Summary: In two parallel plots Kafka tries to escape a curse and find his mother and sister (and himself) and Nakata tries to recover the part of him lost during a strange school outing incident in his youth.

This represents my first encounter with Murakami, one that left me strangely fascinated. I’ve not always found myself drawn to magical realism, but I could not put this down.

The story involves two connected plots, advanced in alternating chapters. The first follows the title character Kafka, a fifteen year old who runs aways from his father, the famous sculptor Koichi Tamura, to search for his mother and sister, who left when he was four. He makes his way to Takamatsu where he meets an accommodating young woman, Sakura, who shelters him when he awakens to find himself covered with blood and no memory of how it got there. His trek eventually takes him to a private library in a former wealthy home administered by Miss Saeki, who many years before had recorded Kafka on the Shore, remembering a young lover lost. He’s welcomed and protected, by Oshima, a transgender man. For a time he lives at the library, and then when in danger of being found by the police, who are seeking him as a material witness in the murder of his father, Oshima shelters him in a cabin deep in a forest in the Kochi Prefecture

The second plot involves Nakata, an aging man who as a child was part of a group of school children who fell unconscious during a school outing during the Second World War. The others recovered to lead normal lives. After several weeks of lying unconscious, Nakata awakened but couldn’t remember anything and could no longer read or write or learn how to do so. He’d led a quiet life, working in a kind of sheltered furniture workshop. He eventually received a government subsidy on which he lived alone. He had a unique ability to understand the language of cats and to find lost ones and restore them to his owners.
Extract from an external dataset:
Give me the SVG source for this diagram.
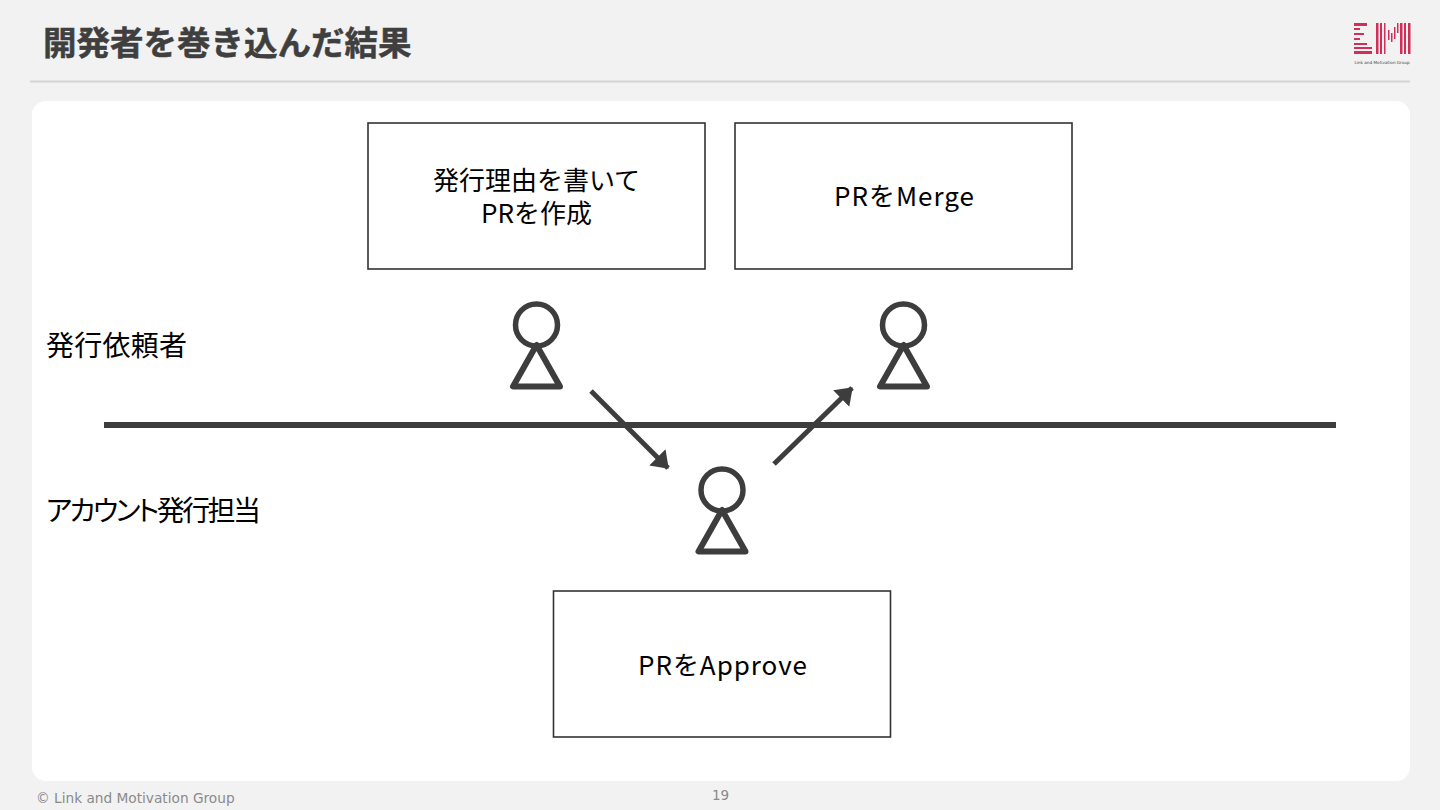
<svg xmlns="http://www.w3.org/2000/svg" width="1440" height="810" viewBox="0 0 1440 810">
<style>
text{font-family:"Noto Sans CJK JP","Noto Sans",sans-serif;}
.box{fill:#fff;stroke:#333;stroke-width:1.6;}
.lbl{font-size:26px;fill:#000;text-anchor:middle;}
.side{font-size:28px;fill:#000;font-feature-settings:"palt";}
.hd{fill:none;stroke:#3d3d3d;stroke-width:5.500;}
.bd{fill:none;stroke:#3d3d3d;stroke-width:6;stroke-linejoin:round;}
.ln{stroke:#3d3d3d;stroke-width:5;fill:none;}
.r{fill:#cf2f58;}
</style>
<defs>
<marker id="ah" markerUnits="userSpaceOnUse" markerWidth="16" markerHeight="24" viewBox="0 0 16 24" refX="15" refY="12" orient="auto"><path d="M0 0.500L16 12L0 23.500Z" fill="#3d3d3d"/></marker>
<g id="person"><circle class="hd" cx="0" cy="-37" r="21"/><path class="bd" d="M0 -17L-23.500 24.500H23.500Z"/></g>
</defs>
<rect width="1440" height="810" fill="#f2f2f2"/>
<text x="43" y="55" font-size="33.500" font-weight="700" fill="#3f3f3f" stroke="#3f3f3f" stroke-width="0.500">開発者を巻き込んだ結果</text>
<rect x="30" y="80.500" width="1380" height="2" fill="#d4d4d4"/>
<rect x="32" y="101" width="1378" height="680" rx="14" fill="#fff"/>
<g id="logo">
<rect class="r" x="1354" y="23" width="13" height="3"/><rect class="r" x="1354" y="28" width="6" height="2"/><rect class="r" x="1354" y="33" width="10" height="2"/><rect class="r" x="1354" y="38" width="6" height="2"/><rect class="r" x="1354" y="43" width="13" height="2"/><rect class="r" x="1354" y="47" width="18" height="2"/><rect class="r" x="1354" y="51" width="18" height="3"/>
<rect class="r" x="1376" y="23" width="2.500" height="31"/><rect class="r" x="1380" y="23" width="2" height="31"/><rect class="r" x="1384" y="23" width="1.500" height="31"/>
<rect class="r" x="1388" y="30" width="1.500" height="10"/><rect class="r" x="1391" y="33" width="1.500" height="9"/><rect class="r" x="1394" y="27" width="1.500" height="12"/><rect class="r" x="1397" y="23" width="1.500" height="10"/>
<rect class="r" x="1400" y="23" width="2.500" height="31"/><rect class="r" x="1404" y="23" width="2" height="31"/><rect class="r" x="1408" y="23" width="2.500" height="31"/>
<text x="1382" y="64" font-size="4.200" fill="#444" text-anchor="middle" style="font-family:'DejaVu Sans',sans-serif">Link and Motivation Group</text>
</g>
<g id="connectors">
<line x1="104" y1="425" x2="1336" y2="425" stroke="#3d3d3d" stroke-width="6"/>
<line class="ln" x1="591" y1="391" x2="668" y2="468" marker-end="url(#ah)"/>
<line class="ln" x1="774" y1="464" x2="852" y2="388" marker-end="url(#ah)"/>
</g>
<g id="box-create"><rect class="box" x="368" y="123" width="337" height="146"/><text class="lbl" x="536.500" y="190">発行理由を書いて</text><text class="lbl" x="536.500" y="223" textLength="111">PRを作成</text></g>
<g id="box-merge"><rect class="box" x="735" y="123" width="337" height="146"/><text class="lbl" x="904" y="206" textLength="140">PRをMerge</text></g>
<g id="box-approve"><rect class="box" x="553.500" y="591" width="337" height="146"/><text class="lbl" x="722.500" y="675" textLength="169">PRをApprove</text></g>
<g id="person-requester-left"><use href="#person" x="536.500" y="362"/></g>
<g id="person-requester-right"><use href="#person" x="903.500" y="362"/></g>
<g id="person-account"><use href="#person" x="722" y="527"/></g>
<g id="label-requester"><text class="side" x="46" y="356" textLength="141">発行依頼者</text></g>
<g id="label-account"><text class="side" x="46" y="521" textLength="215">アカウント発行担当</text></g>
<g id="footer">
<text x="36" y="803" font-size="13.700" fill="#8a8a8a" style="font-family:'DejaVu Sans',sans-serif">© Link and Motivation Group</text>
<text x="720.500" y="800" font-size="13.500" fill="#8a8a8a" text-anchor="middle" style="font-family:'DejaVu Sans',sans-serif">19</text>
</g>
</svg>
On one such search, he encounters a sinister character, Johnnie Walker, who has been capturing and beheading cats to make a magic flute. To recover the cat he is seeking, Johnnie Walker tells Nakata that he must either kill Johnnie Walker or he will kill the cat. Nakata, utterly non-violent, eventually does so, returns the cat, and then flees. Hitchhiking, he meets up with Hoshino who takes him to Takamatsu, where they have a variety of strange adventures including an encounter with Colonel Sanders, who is a kind of spirit guide (or concept).

That raises one of the main ideas in the novel–the way spirits leave the body encountering others. Though Kafka has fled his father to evade a kind of Oedipal curse, Kafka’s bloody clothes episode and Nakata’s murder of Johnnie Walker, who turns out to be Koichi Tamura, occur at the same time. Miss Saeki visits the room where Kafka sleeps in the library each night as a fifteen year old girl looking at a painting, eventually having sex with him, as later Miss Saeki herself does.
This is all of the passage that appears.